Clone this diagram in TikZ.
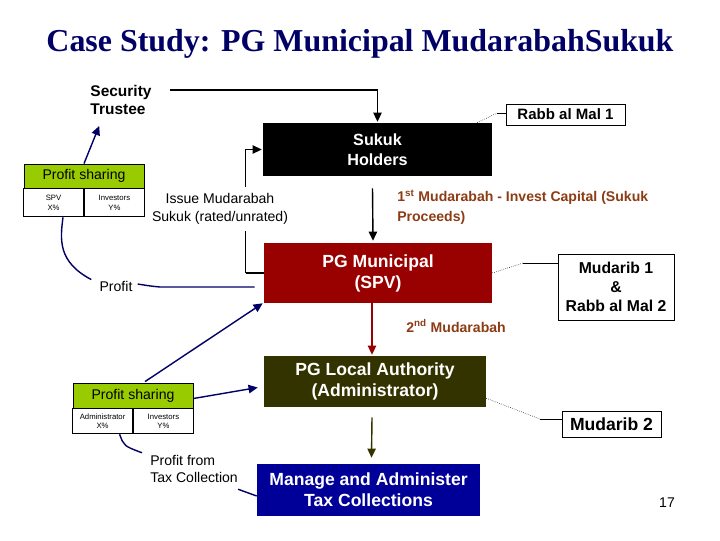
...
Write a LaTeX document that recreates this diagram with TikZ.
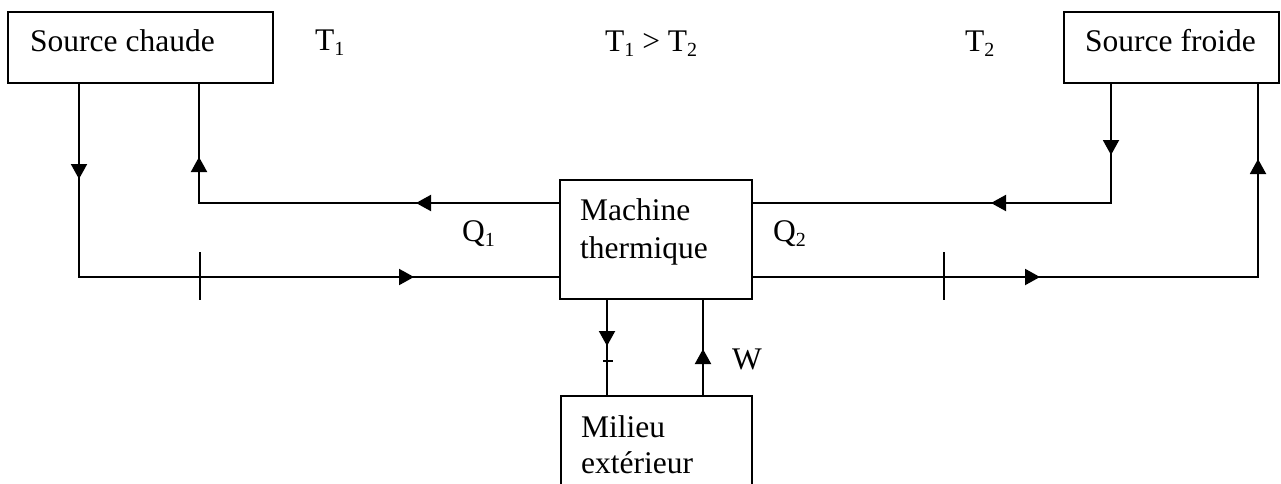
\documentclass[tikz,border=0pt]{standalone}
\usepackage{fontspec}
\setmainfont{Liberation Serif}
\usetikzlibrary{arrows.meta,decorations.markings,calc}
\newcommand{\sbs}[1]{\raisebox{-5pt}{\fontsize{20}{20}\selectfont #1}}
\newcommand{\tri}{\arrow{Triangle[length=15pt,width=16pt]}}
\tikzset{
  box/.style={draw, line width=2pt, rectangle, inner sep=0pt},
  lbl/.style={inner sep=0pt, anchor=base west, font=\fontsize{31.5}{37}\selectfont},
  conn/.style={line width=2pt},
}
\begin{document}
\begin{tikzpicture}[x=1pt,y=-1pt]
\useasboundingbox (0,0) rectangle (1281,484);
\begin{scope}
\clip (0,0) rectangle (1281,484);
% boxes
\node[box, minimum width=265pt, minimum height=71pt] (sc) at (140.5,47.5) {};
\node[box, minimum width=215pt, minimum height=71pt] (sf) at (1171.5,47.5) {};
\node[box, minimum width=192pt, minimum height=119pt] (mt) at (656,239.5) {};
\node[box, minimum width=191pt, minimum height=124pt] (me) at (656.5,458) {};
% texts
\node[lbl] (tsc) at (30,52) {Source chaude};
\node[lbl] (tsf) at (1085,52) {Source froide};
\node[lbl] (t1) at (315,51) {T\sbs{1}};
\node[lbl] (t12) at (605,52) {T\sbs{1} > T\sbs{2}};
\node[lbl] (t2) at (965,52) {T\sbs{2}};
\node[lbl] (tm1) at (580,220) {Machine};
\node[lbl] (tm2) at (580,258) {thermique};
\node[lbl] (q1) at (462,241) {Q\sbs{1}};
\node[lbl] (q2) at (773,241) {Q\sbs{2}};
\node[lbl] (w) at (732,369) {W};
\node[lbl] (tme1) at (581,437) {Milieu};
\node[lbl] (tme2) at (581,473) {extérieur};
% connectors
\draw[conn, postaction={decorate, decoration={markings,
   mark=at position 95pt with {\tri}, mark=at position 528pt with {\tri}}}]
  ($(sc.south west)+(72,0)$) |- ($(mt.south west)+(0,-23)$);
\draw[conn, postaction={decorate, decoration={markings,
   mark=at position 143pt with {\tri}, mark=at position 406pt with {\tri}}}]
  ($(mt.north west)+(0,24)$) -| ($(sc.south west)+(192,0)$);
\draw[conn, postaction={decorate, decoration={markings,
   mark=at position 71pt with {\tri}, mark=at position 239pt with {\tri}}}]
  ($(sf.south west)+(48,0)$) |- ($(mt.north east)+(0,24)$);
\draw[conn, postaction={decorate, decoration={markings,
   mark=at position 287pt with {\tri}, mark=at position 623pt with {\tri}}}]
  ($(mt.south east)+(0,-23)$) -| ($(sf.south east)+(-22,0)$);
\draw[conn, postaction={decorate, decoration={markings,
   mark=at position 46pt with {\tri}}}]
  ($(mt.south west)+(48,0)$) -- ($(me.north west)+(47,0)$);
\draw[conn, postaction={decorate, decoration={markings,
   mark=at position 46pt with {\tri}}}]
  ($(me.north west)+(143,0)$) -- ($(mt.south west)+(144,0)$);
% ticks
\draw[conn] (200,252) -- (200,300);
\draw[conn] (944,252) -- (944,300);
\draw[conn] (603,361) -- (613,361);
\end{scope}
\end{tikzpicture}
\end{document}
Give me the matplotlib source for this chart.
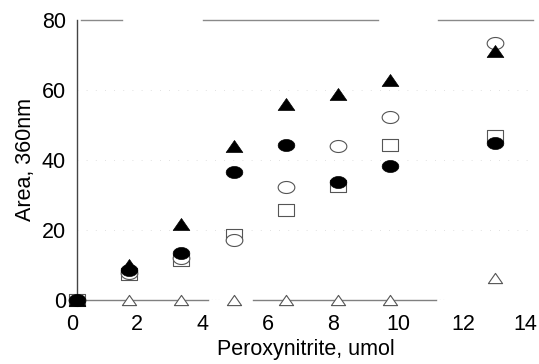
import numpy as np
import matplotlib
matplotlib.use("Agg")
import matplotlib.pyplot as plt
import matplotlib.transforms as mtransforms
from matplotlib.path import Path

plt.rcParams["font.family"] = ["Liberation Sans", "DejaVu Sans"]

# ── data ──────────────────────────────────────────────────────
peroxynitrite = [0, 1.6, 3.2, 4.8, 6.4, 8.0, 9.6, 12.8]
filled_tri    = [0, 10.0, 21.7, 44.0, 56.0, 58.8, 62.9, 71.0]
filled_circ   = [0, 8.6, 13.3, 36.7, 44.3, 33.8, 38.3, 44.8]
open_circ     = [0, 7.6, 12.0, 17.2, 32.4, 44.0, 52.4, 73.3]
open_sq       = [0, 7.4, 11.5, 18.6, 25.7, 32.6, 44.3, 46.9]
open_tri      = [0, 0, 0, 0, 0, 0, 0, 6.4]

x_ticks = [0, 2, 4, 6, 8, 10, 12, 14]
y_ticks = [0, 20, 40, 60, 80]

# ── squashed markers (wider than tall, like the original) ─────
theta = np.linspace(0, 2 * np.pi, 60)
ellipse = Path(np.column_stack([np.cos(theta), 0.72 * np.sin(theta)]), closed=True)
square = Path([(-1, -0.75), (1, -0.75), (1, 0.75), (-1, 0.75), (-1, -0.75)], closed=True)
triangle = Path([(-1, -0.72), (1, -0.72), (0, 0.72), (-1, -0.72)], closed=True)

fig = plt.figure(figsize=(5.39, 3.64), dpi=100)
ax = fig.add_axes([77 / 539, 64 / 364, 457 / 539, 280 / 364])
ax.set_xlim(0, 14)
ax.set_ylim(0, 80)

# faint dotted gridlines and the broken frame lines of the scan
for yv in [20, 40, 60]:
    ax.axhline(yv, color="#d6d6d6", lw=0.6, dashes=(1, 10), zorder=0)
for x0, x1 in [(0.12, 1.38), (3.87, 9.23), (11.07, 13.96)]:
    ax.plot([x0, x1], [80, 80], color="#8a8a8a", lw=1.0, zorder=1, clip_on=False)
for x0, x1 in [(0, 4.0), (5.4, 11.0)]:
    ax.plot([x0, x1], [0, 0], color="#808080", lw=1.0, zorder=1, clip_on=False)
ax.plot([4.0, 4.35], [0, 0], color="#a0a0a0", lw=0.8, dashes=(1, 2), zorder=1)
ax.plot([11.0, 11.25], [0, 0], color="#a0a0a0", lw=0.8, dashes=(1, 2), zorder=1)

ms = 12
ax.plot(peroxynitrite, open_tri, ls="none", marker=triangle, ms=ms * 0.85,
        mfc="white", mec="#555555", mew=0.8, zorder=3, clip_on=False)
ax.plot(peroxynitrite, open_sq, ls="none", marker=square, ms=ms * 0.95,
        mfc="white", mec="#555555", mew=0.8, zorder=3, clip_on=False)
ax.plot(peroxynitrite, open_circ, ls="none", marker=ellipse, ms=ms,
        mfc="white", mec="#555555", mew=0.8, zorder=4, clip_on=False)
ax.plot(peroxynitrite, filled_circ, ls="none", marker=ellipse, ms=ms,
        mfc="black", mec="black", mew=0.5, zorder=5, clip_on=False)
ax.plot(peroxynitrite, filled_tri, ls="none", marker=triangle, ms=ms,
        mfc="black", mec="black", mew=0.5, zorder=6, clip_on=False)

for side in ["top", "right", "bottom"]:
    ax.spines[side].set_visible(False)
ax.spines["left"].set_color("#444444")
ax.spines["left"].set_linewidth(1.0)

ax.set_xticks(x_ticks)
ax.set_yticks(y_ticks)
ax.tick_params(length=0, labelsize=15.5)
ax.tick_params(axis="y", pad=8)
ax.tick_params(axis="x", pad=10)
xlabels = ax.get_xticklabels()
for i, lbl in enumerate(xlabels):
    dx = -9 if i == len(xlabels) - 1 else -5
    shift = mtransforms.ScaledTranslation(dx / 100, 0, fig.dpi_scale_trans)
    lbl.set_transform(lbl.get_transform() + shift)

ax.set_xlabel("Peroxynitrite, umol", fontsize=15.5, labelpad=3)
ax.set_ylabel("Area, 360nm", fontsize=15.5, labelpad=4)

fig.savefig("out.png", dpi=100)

▶ **TASK GOAL**
Keep to the lines above from the line with "Give me the matplotlib source for this chart." to the line with "ax.set_ylim(0, 80)", and set down exactly those, inclusive, with nothing else and every picture left out.

▶ **RESPONSE TO THIS EXERCISE**
Give me the matplotlib source for this chart.
import numpy as np
import matplotlib
matplotlib.use("Agg")
import matplotlib.pyplot as plt
import matplotlib.transforms as mtransforms
from matplotlib.path import Path

plt.rcParams["font.family"] = ["Liberation Sans", "DejaVu Sans"]

# ── data ──────────────────────────────────────────────────────
peroxynitrite = [0, 1.6, 3.2, 4.8, 6.4, 8.0, 9.6, 12.8]
filled_tri    = [0, 10.0, 21.7, 44.0, 56.0, 58.8, 62.9, 71.0]
filled_circ   = [0, 8.6, 13.3, 36.7, 44.3, 33.8, 38.3, 44.8]
open_circ     = [0, 7.6, 12.0, 17.2, 32.4, 44.0, 52.4, 73.3]
open_sq       = [0, 7.4, 11.5, 18.6, 25.7, 32.6, 44.3, 46.9]
open_tri      = [0, 0, 0, 0, 0, 0, 0, 6.4]

x_ticks = [0, 2, 4, 6, 8, 10, 12, 14]
y_ticks = [0, 20, 40, 60, 80]

# ── squashed markers (wider than tall, like the original) ─────
theta = np.linspace(0, 2 * np.pi, 60)
ellipse = Path(np.column_stack([np.cos(theta), 0.72 * np.sin(theta)]), closed=True)
square = Path([(-1, -0.75), (1, -0.75), (1, 0.75), (-1, 0.75), (-1, -0.75)], closed=True)
triangle = Path([(-1, -0.72), (1, -0.72), (0, 0.72), (-1, -0.72)], closed=True)

fig = plt.figure(figsize=(5.39, 3.64), dpi=100)
ax = fig.add_axes([77 / 539, 64 / 364, 457 / 539, 280 / 364])
ax.set_xlim(0, 14)
ax.set_ylim(0, 80)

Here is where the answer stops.